We’re not going to cover it in this lab, but supervision trees are a powerful tool for modeling Elixir applications. You have actually already seen a supervision tree in the application.ex file of lab 2.

defmodule Datastore.Application do
  # See https://hexdocs.pm/elixir/Application.html
  # for more information on OTP Applications
  @moduledoc false

  use Application

  @impl true
  def start(_type, _args) do
    children = [
      {Datastore.Store.Data, []},
      {Datastore.Store.Server, []}
    ]

    opts = [strategy: :one_for_one, name: Datastore.Supervisor]
    Supervisor.start_link(children, opts)
  end
end

Application is a special type of supervision tree that runs at the root level of your app. When you pull in a library that exposes processes, it will have its application automatically started on boot.
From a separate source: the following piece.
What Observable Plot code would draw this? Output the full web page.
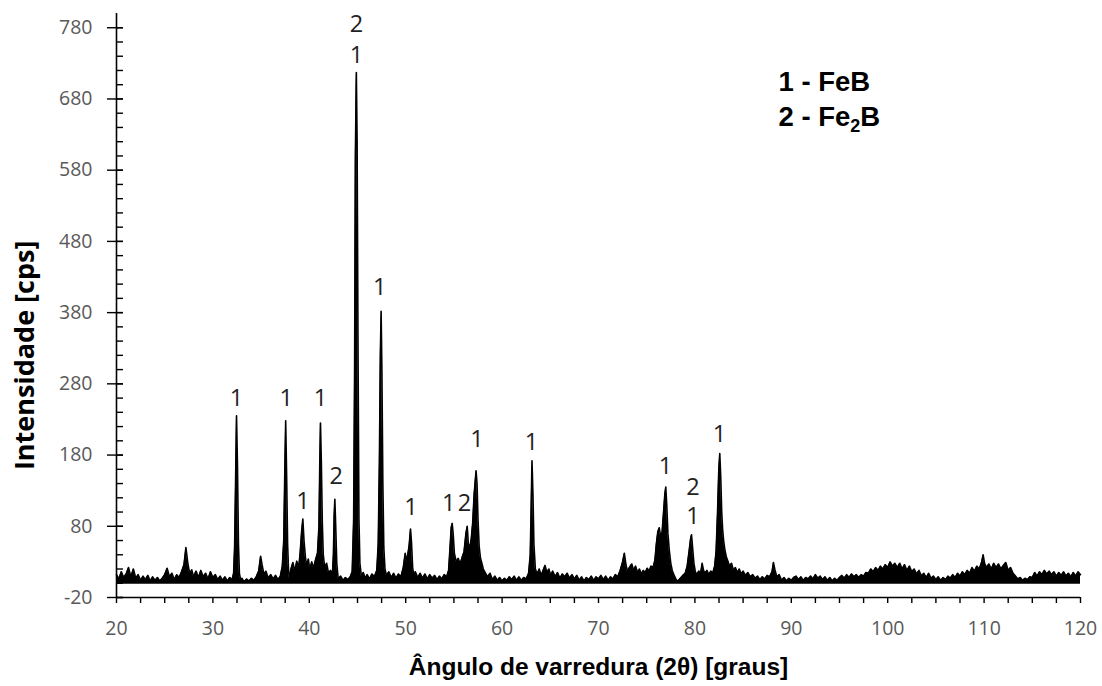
<!DOCTYPE html>
<html><head><meta charset="utf-8">
<script src="https://cdn.jsdelivr.net/npm/d3@7"></script>
<script src="https://cdn.jsdelivr.net/npm/@observablehq/plot@0.6"></script>
<style>body{margin:0;background:#fff}#chart svg{display:block}</style>
</head><body><div id="chart"></div>
<script>
// [angle 2θ, intensity cps]
const scan20to33 = [[20.00,12],[20.25,6],[20.50,16],[20.75,8],[21.00,13],[21.25,22],[21.50,9],[21.75,20],[22.00,7],[22.25,12],[22.50,4],[22.75,10],[23.00,5],[23.25,11],[23.50,3],[23.75,9],[24.00,4],[24.25,8],[24.50,3],[24.75,7],[25.00,12],[25.25,21],[25.50,9],[25.75,14],[26.00,5],[26.25,12],[26.50,8],[26.75,16],[27.00,26],[27.20,50],[27.40,28],[27.60,13],[27.80,19],[28.00,9],[28.25,17],[28.50,8],[28.75,18],[29.00,9],[29.25,14],[29.50,6],[29.75,16],[30.00,8],[30.25,12],[30.50,5],[30.75,10],[31.00,4],[31.25,9],[31.50,3],[31.75,8],[32.00,5],[32.15,14],[32.25,50],[32.35,140],[32.45,235],[32.55,165],[32.65,55],[32.75,14],[32.90,3]];
const scan33to44 = [[33.00,7],[33.25,2],[33.50,6],[33.75,3],[34.00,7],[34.25,4],[34.50,9],[34.75,17],[34.95,38],[35.10,26],[35.30,12],[35.50,17],[35.75,7],[36.00,12],[36.25,6],[36.50,11],[36.75,5],[37.00,10],[37.20,24],[37.35,60],[37.45,150],[37.55,228],[37.65,150],[37.75,55],[37.85,18],[37.95,6],[38.10,20],[38.30,29],[38.50,17],[38.70,31],[38.90,22],[39.05,42],[39.20,72],[39.33,90],[39.45,60],[39.60,36],[39.75,24],[39.90,34],[40.05,19],[40.25,30],[40.45,21],[40.65,33],[40.85,42],[41.00,80],[41.08,160],[41.16,225],[41.25,170],[41.35,85],[41.45,40],[41.60,22],[41.80,28],[42.00,14],[42.20,18],[42.40,12],[42.50,40],[42.58,95],[42.65,118],[42.73,85],[42.85,28],[43.00,6],[43.25,10],[43.50,4],[43.75,8],[44.00,5],[44.25,9],[44.45,16]];
const scan44to60 = [[44.60,90],[44.70,300],[44.78,600],[44.88,717],[44.96,620],[45.05,340],[45.15,90],[45.25,28],[45.40,10],[45.60,15],[45.80,7],[46.00,12],[46.25,6],[46.50,13],[46.75,9],[47.00,18],[47.15,55],[47.27,170],[47.37,320],[47.45,382],[47.53,300],[47.63,140],[47.73,50],[47.85,20],[48.00,11],[48.25,16],[48.50,8],[48.75,14],[49.00,7],[49.25,13],[49.50,9],[49.75,22],[49.95,42],[50.10,30],[50.35,52],[50.50,76],[50.60,58],[50.72,22],[50.85,11],[51.00,16],[51.25,8],[51.50,14],[51.75,7],[52.00,13],[52.25,6],[52.50,12],[52.75,7],[53.00,11],[53.25,5],[53.50,10],[53.75,6],[54.00,12],[54.25,9],[54.45,18],[54.60,50],[54.72,78],[54.82,84],[54.92,70],[55.05,42],[55.25,30],[55.45,35],[55.65,27],[55.85,36],[56.05,44],[56.25,70],[56.38,80],[56.50,55],[56.65,50],[56.80,62],[56.95,85],[57.10,125],[57.30,158],[57.40,140],[57.50,90],[57.62,52],[57.75,36],[57.90,28],[58.05,20],[58.25,15],[58.50,9],[58.75,14],[59.00,5],[59.25,10],[59.50,4],[59.75,8]];
const scan60to90 = [[60.00,3],[60.25,7],[60.50,4],[60.75,9],[61.00,5],[61.25,10],[61.50,4],[61.75,9],[62.00,4],[62.25,8],[62.50,6],[62.75,14],[62.92,40],[63.02,110],[63.10,172],[63.20,125],[63.30,55],[63.45,20],[63.65,13],[63.85,20],[64.05,11],[64.25,18],[64.45,25],[64.65,15],[64.85,20],[65.05,11],[65.25,17],[65.50,9],[65.75,15],[66.00,7],[66.25,13],[66.50,9],[66.75,14],[67.00,7],[67.25,12],[67.50,6],[67.75,11],[68.00,4],[68.25,9],[68.50,3],[68.75,8],[69.00,5],[69.25,10],[69.50,4],[69.75,9],[70.00,6],[70.25,11],[70.50,5],[70.75,10],[71.00,4],[71.25,9],[71.50,6],[71.75,12],[72.00,9],[72.25,18],[72.50,30],[72.68,42],[72.85,26],[73.00,17],[73.20,22],[73.45,27],[73.65,18],[73.85,24],[74.05,15],[74.25,20],[74.45,13],[74.65,18],[74.85,15],[75.05,21],[75.25,17],[75.45,24],[75.65,22],[75.85,32],[76.00,55],[76.15,72],[76.30,78],[76.45,65],[76.60,72],[76.75,100],[76.88,125],[76.98,135],[77.08,110],[77.20,70],[77.35,45],[77.50,28],[77.65,18],[77.85,11],[78.05,5],[78.25,3],[78.50,7],[78.75,11],[79.00,14],[79.20,24],[79.40,45],[79.55,62],[79.65,68],[79.75,52],[79.90,28],[80.05,16],[80.20,12],[80.40,17],[80.60,14],[80.75,28],[80.90,18],[81.05,14],[81.25,18],[81.45,12],[81.65,17],[81.85,14],[82.05,24],[82.20,45],[82.35,100],[82.48,160],[82.58,182],[82.68,150],[82.78,100],[82.88,75],[82.98,60],[83.12,46],[83.28,36],[83.45,30],[83.60,24],[83.80,28],[84.00,18],[84.20,22],[84.40,15],[84.60,20],[84.80,13],[85.00,17],[85.25,11],[85.50,15],[85.75,9],[86.00,12],[86.25,7],[86.50,10],[86.75,5],[87.00,9],[87.25,6],[87.50,11],[87.75,9],[88.00,16],[88.15,29],[88.30,19],[88.50,9],[88.75,12],[89.00,4],[89.25,8],[89.50,3],[89.75,7]];
const scan90to120 = [[90.00,4],[90.25,8],[90.50,10],[90.75,5],[91.00,9],[91.25,4],[91.50,8],[91.75,6],[92.00,10],[92.25,6],[92.50,12],[92.75,7],[93.00,10],[93.25,5],[93.50,9],[93.75,4],[94.00,8],[94.25,3],[94.50,7],[94.75,4],[95.00,8],[95.25,11],[95.50,7],[95.75,12],[96.00,8],[96.25,13],[96.50,9],[96.75,12],[97.00,8],[97.25,12],[97.50,10],[97.75,15],[98.00,14],[98.25,20],[98.50,16],[98.75,22],[99.00,18],[99.25,24],[99.50,20],[99.75,26],[100.00,22],[100.25,30],[100.50,24],[100.75,28],[101.00,22],[101.25,28],[101.50,20],[101.75,26],[102.00,18],[102.25,24],[102.50,16],[102.75,20],[103.00,13],[103.25,18],[103.50,10],[103.75,14],[104.00,8],[104.25,14],[104.50,7],[104.75,10],[105.00,5],[105.25,9],[105.50,4],[105.75,8],[106.00,5],[106.25,10],[106.50,7],[106.75,12],[107.00,8],[107.25,14],[107.50,10],[107.75,16],[108.00,12],[108.25,18],[108.50,14],[108.75,22],[109.00,17],[109.25,24],[109.50,20],[109.75,30],[109.90,40],[110.05,28],[110.25,22],[110.50,27],[110.75,20],[111.00,28],[111.25,22],[111.50,27],[111.75,20],[112.00,25],[112.25,29],[112.50,18],[112.75,22],[113.00,14],[113.25,10],[113.50,6],[113.75,8],[114.00,4],[114.25,7],[114.50,5],[114.75,9],[115.00,8],[115.25,15],[115.50,10],[115.75,16],[116.00,12],[116.25,18],[116.50,13],[116.75,17],[117.00,12],[117.25,16],[117.50,10],[117.75,15],[118.00,11],[118.25,16],[118.50,10],[118.75,14],[119.00,9],[119.25,15],[119.50,10],[119.75,16],[120.00,12]];

const yTickValues = [-20, 80, 180, 280, 380, 480, 580, 680, 780];
const xTickValues = [20, 30, 40, 50, 60, 70, 80, 90, 100, 110, 120];
const yMinorValues = d3.range(-20, 781, 20);
const xMinorValues = d3.range(20, 120.01, 2.5);

// peak phase labels: angle, level (cps), label
const peakAngles = [32.45, 37.6, 41.16, 39.35, 42.8, 44.9, 44.9, 47.3, 50.55, 54.45, 56.1, 57.4, 63.05, 76.95, 79.8, 79.8, 82.55];
const peakLevels = [259, 259, 259, 115, 150, 784, 741, 415, 106, 112, 112, 202, 197, 164, 135, 94, 209];
const peakLabels = ["1", "1", "1", "1", "2", "2", "1", "1", "1", "1", "2", "1", "1", "1", "2", "1", "1"];

const legendLine1 = "1 - FeB";
const legendLine2 = "2 - Fe2B";
const xTitle = "Ângulo de varredura (2θ) [graus]";
const yTitle = "Intensidade [cps]";

const scan = [...scan20to33, ...scan33to44, ...scan44to60, ...scan60to90, ...scan90to120]
  .map(([angle, cps]) => ({angle, cps}));
const peaks = peakAngles.map((a, i) => ({angle: a, level: peakLevels[i], label: peakLabels[i]}));

const W = 1102, H = 686, ML = 116, MR = 22, MT = 13, MB = 89;
const FW = W - ML - MR, FH = H - MT - MB;
const tickFont = "'Open Sans', 'Noto Sans', sans-serif";
const boldFont = "'Liberation Sans', Arial, sans-serif";

const chart = Plot.plot({
  width: W, height: H,
  marginLeft: ML, marginRight: MR, marginTop: MT, marginBottom: MB,
  x: {domain: [20, 120], axis: null},
  y: {domain: [-20, 800], axis: null},
  style: {background: "#fff", overflow: "visible"},
  marks: [
    Plot.areaY(scan, {x: "angle", y1: -1.5, y2: "cps", fill: "#000", curve: "linear"}),
    Plot.line(scan, {x: "angle", y: "cps", stroke: "#000", strokeWidth: 1.6}),
    // axes lines
    Plot.ruleX([20], {y1: -20, y2: 800, stroke: "#000", strokeWidth: 1.6}),
    Plot.ruleY([-20], {x1: 20, x2: 120, stroke: "#000", strokeWidth: 1.6}),
    // y ticks
    Plot.tickY(yMinorValues, {y: d => d, insetRight: FW - 7, stroke: "#000", strokeWidth: 1.4}),
    Plot.tickY(yTickValues, {y: d => d, insetLeft: -9, insetRight: FW - 7, stroke: "#000", strokeWidth: 1.4}),
    // x ticks
    Plot.tickX(xMinorValues, {x: d => d, insetTop: FH, insetBottom: -6, stroke: "#000", strokeWidth: 1.4}),
    // tick labels
    Plot.text(yTickValues, {frameAnchor: "left", y: d => d, text: d => String(d), textAnchor: "end", dx: -24,
      fontSize: 19.5, fill: "#595959", fontFamily: tickFont}),
    Plot.text(xTickValues, {x: d => d, frameAnchor: "bottom", text: d => String(d), dy: 31, lineAnchor: "middle",
      fontSize: 19.5, fill: "#595959", fontFamily: tickFont}),
    // peak labels
    Plot.text(peaks, {x: "angle", y: "level", text: "label", lineAnchor: "middle",
      fontSize: 23.5, fill: "#222", fontFamily: tickFont}),
    // legend
    Plot.text([legendLine1], {frameAnchor: "top-left", dx: 662, dy: 69, textAnchor: "start", lineAnchor: "middle",
      fontSize: 27.5, fontWeight: "bold", fill: "#000", fontFamily: boldFont}),
    Plot.text([legendLine2], {frameAnchor: "top-left", dx: 662, dy: 104, textAnchor: "start", lineAnchor: "middle",
      fontSize: 27.5, fontWeight: "bold", fill: "#000", fontFamily: boldFont}),
    // titles
    Plot.text([xTitle], {frameAnchor: "bottom", dy: 70, lineAnchor: "middle",
      fontSize: 24.5, fontWeight: "bold", fill: "#000", fontFamily: boldFont}),
    Plot.text([yTitle], {frameAnchor: "left", y: [320], dx: -91, rotate: -90, textAnchor: "middle", lineAnchor: "middle",
      fontSize: 27, fontWeight: "bold", fill: "#000", fontFamily: tickFont})
  ]
});

// subscript in Fe2B
d3.select(chart).selectAll("text").each(function() {
  if (this.textContent === legendLine2) {
    const t = d3.select(this);
    t.text(null);
    t.append("tspan").text("2 - Fe");
    t.append("tspan").attr("font-size", "18").attr("dy", "6").text("2");
    t.append("tspan").attr("dy", "-6").text("B");
  }
});

document.getElementById("chart").appendChild(chart);
</script>
</body></html>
Sometimes, you’ll need to create your own supervision trees. This provides several benefits:

• Controls startup and shutdown of a set of related processes
• Specify the exact load-order of your application
• Dynamically start / stop processes during runtime
• Creates a clean application structure

One nice aspect of supervisors is that processes are started in ascending order of their definition (top is first) and stopped in descending order. This means that a process that depends on another process can be setup in such a way that it’s guaranteed that the other process is alive.

So, if you are starting your database pool before your application HTTP server, you are guaranteed that the database pool will be alive before you start fulfilling HTTP requests. It would be bad if you tried to fulfill a request before the database pool was ready!